At the time of this homily, Rome was undergoing famine and the turmoil of war. So the Pope was taking this opportunity to encourage Christians to repent of their sins.
Vicious Slander or Papal Candor?
St. Gregory’s creation of a single Mary out of three different women is arguably not supported by the text. Most Catholic Scripture scholars agree with the Eastern tradition that the three women are separate individuals. The revised 1969 Roman calendar no longer classifies Mary Magdalene as a penitent, indicating that Rome no longer considers her a reformed harlot. Never-theless, even if St. Gregory’s act was factually flawed, it wasn’t outrageous and it certainly wasn’t malicious. As a pastor and a man of holiness, the great Pope held up Mary Magdalene as an exemplar of repentance, humility and devotion. She was a symbol of hope for sinners.

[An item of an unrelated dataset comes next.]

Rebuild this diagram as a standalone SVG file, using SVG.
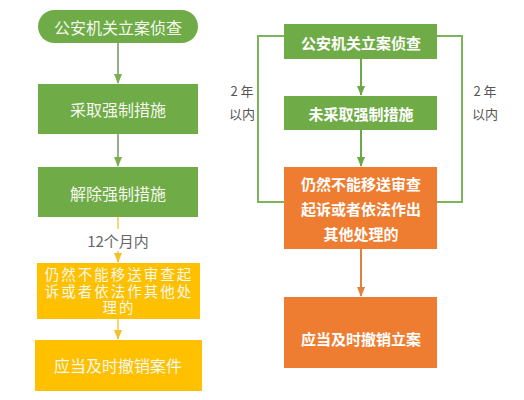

Though his facts may not have been accurate, he was not attempting to destroy Mary Magdalene, but to praise her. In the meantime, we should note that however great the authority of Pope Gregory, his teaching about Mary Magdalene was not infallible, nor was it issued in an encyclical or a papal bull. It was never defined as Catholic dogma nor upheld as sacred doctrine by an ecumenical council.
Contrary to feminist criticisms and the unfounded assertions to the contrary, Mary Magdalene has been openly celebrated by Catholics for many centuries. Described by some Church Fathers as the “apostle to the apostles,” she was a brave disciple of Jesus who stood at His cross; she was also a witness to the resurrected Christ.
Far from being pilloried or slandered, Mary of Magdala is rightly recognized by the Church as a model of faithfulness, devotion and loyalty to the truth of the Gospel of her Master and Lord.